What to produce
Of all the lines in the material, how many contain the word "this"? State the number alone.

Dataset entries
━━━━━━━━
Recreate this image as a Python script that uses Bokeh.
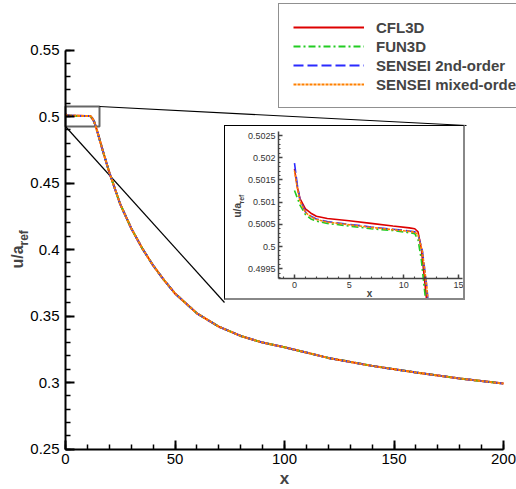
import math
from bokeh.plotting import figure
from bokeh.models import FixedTicker, Legend, LegendItem, Label, Range1d
from bokeh.layouts import column
from bokeh.embed import file_html
from bokeh.resources import INLINE

# ---------------- data ----------------
series_names = ["CFL3D", "FUN3D", "SENSEI 2nd-order", "SENSEI mixed-order"]

# near field (x <= ~12)
cfl3d_x = [0, 0.25, 0.5, 1, 1.5, 2, 3, 5, 7, 9, 10.5, 11, 11.3, 11.6, 12.0]
cfl3d_y = [0.50175, 0.50135, 0.50108, 0.50085, 0.50075, 0.50068, 0.50063, 0.50058,
           0.50052, 0.50046, 0.50042, 0.50040, 0.50033, 0.49995, 0.4990]
fun3d_x = [0, 0.25, 0.5, 1, 1.5, 2, 3, 5, 7, 9, 10.5, 11, 11.3, 11.6, 11.9]
fun3d_y = [0.50126, 0.50110, 0.50093, 0.50072, 0.50062, 0.50057, 0.50052, 0.50046,
           0.50040, 0.50036, 0.50031, 0.50029, 0.50015, 0.49970, 0.4990]
sensei2_x = [0, 0.25, 0.5, 1, 1.5, 2, 3, 5, 7, 9, 10.5, 11, 11.3, 11.7, 12.1]
sensei2_y = [0.50188, 0.50140, 0.50105, 0.50078, 0.50068, 0.50062, 0.50056, 0.50050,
             0.50044, 0.50039, 0.50035, 0.50033, 0.50028, 0.49990, 0.4991]
senseim_x = [0, 0.25, 0.5, 1, 1.5, 2, 3, 5, 7, 9, 10.5, 11, 11.3, 11.7, 12.1]
senseim_y = [0.50171, 0.50133, 0.50102, 0.50077, 0.50067, 0.50061, 0.50055, 0.50049,
             0.50043, 0.50038, 0.50034, 0.50032, 0.50027, 0.49988, 0.4991]

# far field, common to all four solutions
far_x = [13, 14, 15, 17, 20, 25, 30, 35, 40, 45, 50, 60, 70, 80, 90, 100,
         120, 140, 160, 180, 200]
far_y = [0.4965, 0.4915, 0.486, 0.4745, 0.458, 0.434, 0.416, 0.401, 0.388, 0.377,
         0.367, 0.352, 0.342, 0.335, 0.330, 0.3265, 0.3185, 0.3125, 0.3075, 0.303, 0.2992]

main_x_ticks = [0, 50, 100, 150, 200]
main_x_labels = ["0", "50", "100", "150", "200"]
main_y_ticks = [0.25, 0.3, 0.35, 0.4, 0.45, 0.5, 0.55]
main_y_labels = ["0.25", "0.3", "0.35", "0.4", "0.45", "0.5", "0.55"]
inset_x_ticks = [0, 5, 10, 15]
inset_x_labels = ["0", "5", "10", "15"]
inset_y_ticks = [0.4995, 0.5, 0.5005, 0.501, 0.5015, 0.502, 0.5025]
inset_y_labels = ["0.4995", "0.5", "0.5005", "0.501", "0.5015", "0.502", "0.5025"]

# ---------------- styles ----------------
FONT = "Liberation Sans"
colors = ["#dd0000", "#22cc22", "#2b2bff", "#ff8000"]
dashes = ["solid", "7 3 2 3", "10 4", "3 1"]

series = [(cfl3d_x, cfl3d_y), (fun3d_x, fun3d_y), (sensei2_x, sensei2_y), (senseim_x, senseim_y)]

W, H = 516, 489
# page pixel -> data helpers for the main plot (frame covers the whole canvas)
PX_X = 438 / 200.0
PX_Y = 399 / 0.3
def mx(px):
    return (px - 65) / PX_X
def my(py):
    return 0.5 + (116 - py) / PX_Y

p = figure(width=W, height=H, x_range=Range1d(mx(0), mx(W)), y_range=Range1d(my(H), my(0)),
           output_backend="svg", toolbar_location=None, min_border=0,
           min_border_left=0, min_border_right=0, min_border_top=0, min_border_bottom=0)
p.outline_line_color = None
p.grid.visible = False
p.background_fill_color = "white"
p.border_fill_color = "white"

def style_axis(ax, ticks, labels, minor, bounds, loc, size, tin, min_in, lw, standoff, color):
    ax.ticker = FixedTicker(ticks=ticks, minor_ticks=minor)
    ax.major_label_overrides = dict(zip(ticks, labels))
    ax.bounds = bounds
    ax.fixed_location = loc
    ax.axis_line_width = lw
    ax.axis_line_color = color
    ax.major_tick_line_color = color
    ax.minor_tick_line_color = color
    ax.major_tick_line_width = lw
    ax.minor_tick_line_width = lw * 0.75
    ax.major_tick_in = tin
    ax.major_tick_out = 0
    ax.minor_tick_in = min_in
    ax.minor_tick_out = 0
    ax.major_label_text_font = FONT
    ax.major_label_text_font_size = size
    ax.major_label_text_color = "black"
    ax.major_label_standoff = standoff

# zoom box and connectors (annotation)
p.quad(left=[0], right=[mx(99)], bottom=[my(126)], top=[my(106)], fill_color=None,
       line_color="#666666", line_width=2)
p.segment(x0=[mx(99), 0], y0=[my(106), my(126)], x1=[mx(466), mx(224)], y1=[my(125), my(302)],
          line_color="black", line_width=1.2)

renderers = []
for (sx, sy), c, d in zip(series, colors, dashes):
    r = p.line(sx + far_x, sy + far_y, line_color=c, line_dash=d, line_width=2)
    renderers.append(r)

style_axis(p.xaxis[0], main_x_ticks, main_x_labels, list(range(0, 201, 10)), (0, 200), 0.25,
           "15px", 9, 5, 2, 5, "black")
style_axis(p.yaxis[0], main_y_ticks, main_y_labels,
           [round(0.25 + 0.01 * i, 2) for i in range(31)], (0.25, 0.55), 0, "15px", 9, 5, 2, 6, "black")

# axis titles
p.add_layout(Label(x=mx(284), y=my(478), text="x", text_font=FONT, text_font_style="bold",
                   text_font_size="17px", text_align="center", text_baseline="middle"))
p.add_layout(Label(x=mx(17), y=my(268), text="u/a", text_font=FONT, text_font_style="bold",
                   text_font_size="16px", text_align="left", text_baseline="alphabetic",
                   angle=math.pi / 2))
p.add_layout(Label(x=mx(23), y=my(245), text="ref", text_font=FONT, text_font_style="bold",
                   text_font_size="12px", text_align="left", text_baseline="alphabetic",
                   angle=math.pi / 2))

# legend
PAD, GH, SP = 14, 18, 1
LH = 2 * PAD + 4 * GH + 3 * SP
legend = Legend(items=[LegendItem(label=n, renderers=[r]) for n, r in zip(series_names, renderers)],
                location=(278, H - 5 - LH), orientation="vertical",
                label_text_font=FONT, label_text_font_style="bold", label_text_font_size="15px",
                glyph_width=71, glyph_height=GH, label_height=GH, label_standoff=12,
                spacing=SP, padding=PAD, margin=0,
                border_line_color="#222222", border_line_width=1.5,
                background_fill_color="white", background_fill_alpha=1.0)
p.add_layout(legend)

# ---------------- inset ----------------
IW, IH = 241, 175
IL, IT = 225, 126          # page position of the inset canvas
IPX_X = 164 / 15.0
IPX_Y = 44400.0
def ix(px):
    return (px - 294) / IPX_X
def iy(py):
    return 0.5 + (246 - py) / IPX_Y

q = figure(width=IW, height=IH, x_range=Range1d(ix(IL), ix(IL + IW)), y_range=Range1d(iy(IT + IH), iy(IT)),
           output_backend="svg", toolbar_location=None, min_border=0,
           min_border_left=0, min_border_right=0, min_border_top=0, min_border_bottom=0)
q.outline_line_color = None
q.grid.visible = False
q.background_fill_color = "white"
q.border_fill_color = "white"

for (sx, sy), c, d in zip(series, colors, dashes):
    q.line(sx + far_x[:2], sy + far_y[:2], line_color=c, line_dash=d, line_width=1.6)

style_axis(q.xaxis[0], inset_x_ticks, inset_x_labels, list(range(-1, 16)), (ix(278), ix(462)), iy(278),
           "9px", 4, 2, 1.5, 3, "#444444")
style_axis(q.yaxis[0], inset_y_ticks, inset_y_labels,
           [round(0.4993 + 0.0001 * i, 4) for i in range(33)], (iy(278), iy(131)), ix(278), "9px", 4, 2, 1.5, 3,
           "#444444")
q.xaxis[0].major_label_text_color = "#333333"
q.yaxis[0].major_label_text_color = "#333333"

q.add_layout(Label(x=ix(369), y=iy(293), text="x", text_font=FONT, text_font_style="bold",
                   text_font_size="10px", text_align="center", text_baseline="middle"))
q.add_layout(Label(x=ix(237), y=iy(217), text="u/a", text_font=FONT, text_font_style="bold",
                   text_font_size="10px", text_align="left", text_baseline="alphabetic",
                   angle=math.pi / 2))
q.add_layout(Label(x=ix(241), y=iy(203), text="ref", text_font=FONT, text_font_style="bold",
                   text_font_size="7px", text_align="left", text_baseline="alphabetic",
                   angle=math.pi / 2))

q.styles = {"position": "absolute", "left": f"{IL - 1}px", "top": f"{IT - 1}px",
            "border-left": "1px solid #000", "border-top": "1px solid #000",
            "border-right": "2px solid #888", "border-bottom": "2px solid #888"}

layout = column(p, q)
layout.styles = {"position": "relative"}

open("out.html", "w").write(file_html(layout, INLINE))
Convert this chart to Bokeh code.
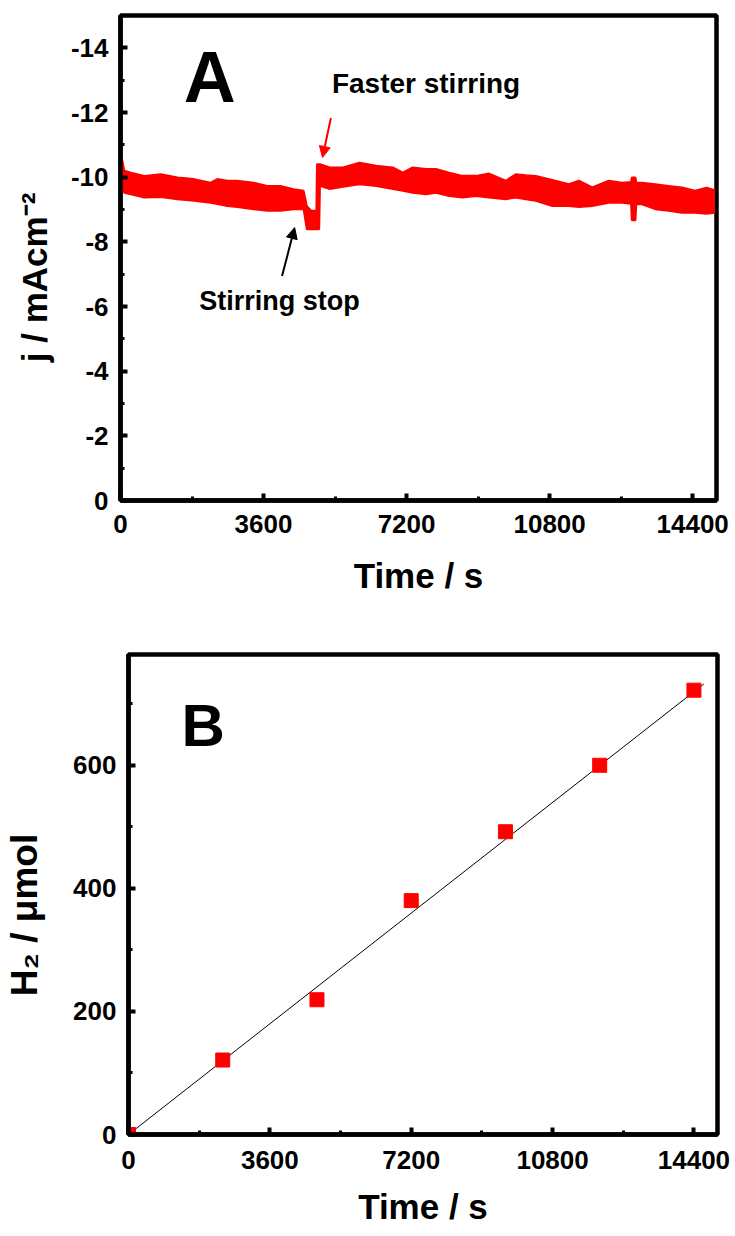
from bokeh.plotting import figure
from bokeh.models import Range1d, FixedTicker, Label, Arrow, NormalHead
from bokeh.embed import file_html
from bokeh.resources import INLINE

FONT = "Liberation Sans"

# ---------------- Panel A data ----------------
trace_t = [0, 40, 95, 263, 597, 1015, 1434, 1850, 2269, 2437, 2688, 2938, 3354,
           3690, 4023, 4357, 4608, 4690, 4800, 4930, 4945, 5000, 5020, 5265,
           5600, 6017, 6436, 6853, 7104, 7354, 7688, 7940, 8274, 8608, 8944,
           9277, 9696, 9946, 10200, 10451, 10869, 11286, 11537, 11871, 12290,
           12624, 12850, 12870, 12960, 12980, 13124, 13459, 13793, 14127,
           14462, 14750, 14960]
trace_upper = [-10.82, -10.55, -10.20, -10.14, -10.04, -10.09, -9.99, -9.94,
               -9.83, -9.94, -9.89, -9.89, -9.83, -9.73, -9.73, -9.63, -9.58,
               -9.10, -8.96, -8.96, -10.40, -10.40, -10.40, -10.30, -10.30,
               -10.45, -10.35, -10.30, -10.14, -10.30, -10.25, -10.25, -10.14,
               -10.04, -10.04, -10.11, -9.89, -10.09, -10.06, -10.04, -9.91,
               -9.78, -9.89, -9.68, -9.89, -9.83, -9.85, -9.99, -9.99, -9.83,
               -9.83, -9.78, -9.73, -9.68, -9.58, -9.67, -9.60]
trace_lower = [-9.73, -9.60, -9.52, -9.47, -9.37, -9.39, -9.32, -9.27, -9.21,
               -9.17, -9.11, -9.08, -9.01, -8.96, -8.96, -9.01, -9.01, -8.39,
               -8.39, -8.39, -8.39, -8.39, -9.73, -9.63, -9.70, -9.78, -9.73,
               -9.63, -9.58, -9.52, -9.47, -9.52, -9.42, -9.37, -9.42, -9.37,
               -9.32, -9.37, -9.32, -9.27, -9.11, -9.11, -9.08, -9.11, -9.21,
               -9.21, -9.18, -8.67, -8.67, -9.16, -9.16, -9.01, -8.96, -8.90,
               -8.90, -8.87, -8.90]

x_ticks = [0, 3600, 7200, 10800, 14400]
x_minor = [1800, 5400, 9000, 12600]
a_yticks = [0, -2, -4, -6, -8, -10, -12, -14]
a_yminor = [-1, -3, -5, -7, -9, -11, -13]
a_ylabels = ["0", "-2", "-4", "-6", "-8", "-10", "-12", "-14"]

# ---------------- Panel B data ----------------
h2_time = [0, 2400, 4800, 7200, 9600, 12000, 14400]
h2_umol = [0, 121, 219, 380, 492, 600, 722]
fit_time = [0, 14650]
fit_umol = [0, 732]
b_yticks = [0, 200, 400, 600]
b_yminor = [100, 300, 500, 700]

NB = "\u00a0"


def style(p, xt, xm, yt, ym, ylabel, ylabel_size, ylabels=None):
    p.outline_line_color = "black"
    p.outline_line_width = 4.5
    p.outline_line_alpha = 1.0
    p.xgrid.visible = False
    p.ygrid.visible = False
    p.background_fill_color = "white"
    p.border_fill_color = "white"
    for ax in (p.xaxis[0], p.yaxis[0]):
        ax.axis_line_width = 4.5
        ax.axis_line_color = "black"
        ax.major_tick_in = 7
        ax.major_tick_out = 0
        ax.minor_tick_in = 4
        ax.minor_tick_out = 0
        ax.major_tick_line_width = 4
        ax.minor_tick_line_width = 3
        ax.major_label_text_font = FONT
        ax.major_label_text_font_style = "bold"
        ax.major_label_text_font_size = "26px"
        ax.major_label_text_color = "black"
        ax.axis_label_text_font = FONT
        ax.axis_label_text_font_style = "bold"
        ax.axis_label_text_color = "black"
    p.xaxis[0].ticker = FixedTicker(ticks=xt, minor_ticks=xm)
    p.yaxis[0].ticker = FixedTicker(ticks=yt, minor_ticks=ym)
    if ylabels is not None:
        p.yaxis[0].major_label_overrides = {v: s for v, s in zip(yt, ylabels)}
    p.xaxis[0].axis_label = "Time / s"
    p.xaxis[0].axis_label_text_font_size = "35px"
    p.yaxis[0].axis_label = ylabel + NB * 4
    p.yaxis[0].axis_label_text_font_size = ylabel_size


# ---------------- Panel A ----------------
pA = figure(width=735, height=608, output_backend="svg", toolbar_location=None,
            x_range=Range1d(0, 15000), y_range=Range1d(0, -15),
            min_border_left=120, min_border_right=19, min_border_top=15,
            min_border_bottom=108)
style(pA, x_ticks, x_minor, a_yticks, a_yminor,
      "j / mAcm\u207b\u00b2", "35px", a_ylabels)
pA.xaxis[0].major_label_standoff = 14
pA.xaxis[0].axis_label_standoff = 20
pA.yaxis[0].major_label_standoff = 12
pA.yaxis[0].axis_label_standoff = 14

pA.varea(x=trace_t, y1=trace_lower, y2=trace_upper, fill_color="#ff0000")
pA.line(x=trace_t, y=trace_upper, line_color="#ff0000", line_width=2)
pA.line(x=trace_t, y=trace_lower, line_color="#ff0000", line_width=2)

pA.add_layout(Label(x=1590, y=-13.11, text="A", text_font=FONT,
                    text_font_style="bold", text_font_size="72px",
                    text_baseline="alphabetic", text_color="black"))
pA.add_layout(Label(x=5320, y=-12.90, text="Faster stirring", text_font=FONT,
                    text_font_style="bold", text_font_size="28px",
                    text_baseline="alphabetic", text_color="black"))
pA.add_layout(Label(x=1980, y=-6.16, text="Stirring stop", text_font=FONT,
                    text_font_style="bold", text_font_size="27px",
                    text_baseline="alphabetic", text_color="black"))
pA.add_layout(Arrow(x_start=4066, y_start=-6.94, x_end=4382, y_end=-8.44,
                    line_color="black", line_width=2,
                    end=NormalHead(size=11, fill_color="black", line_color="black")))
pA.add_layout(Arrow(x_start=5295, y_start=-11.83, x_end=5084, y_end=-10.61,
                    line_color="#ff0000", line_width=2,
                    end=NormalHead(size=11, fill_color="#ff0000", line_color="#ff0000")))

# ---------------- Panel B ----------------
pB = figure(width=735, height=628, output_backend="svg", toolbar_location=None,
            x_range=Range1d(0, 15000), y_range=Range1d(0, 780),
            min_border_left=128, min_border_right=18, min_border_top=46,
            min_border_bottom=102)
style(pB, x_ticks, x_minor, b_yticks, b_yminor,
      "H\u2082 / \u03bcmol", "37px")
pB.xaxis[0].major_label_standoff = 16
pB.xaxis[0].axis_label_standoff = 15
pB.yaxis[0].major_label_standoff = 12
pB.yaxis[0].axis_label_standoff = 25

pB.line(x=fit_time, y=fit_umol, line_color="black", line_width=1)
pB.scatter(x=h2_time, y=h2_umol, marker="square", size=14,
           fill_color="#ff0000", line_color="#ff0000")

pB.add_layout(Label(x=1347, y=665, text="B", text_font=FONT,
                    text_font_style="bold", text_font_size="60px",
                    text_baseline="alphabetic", text_color="black"))

with open("out.html", "w") as f:
    f.write(file_html([pA, pB], INLINE))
━━━━━━━━
Correct result
2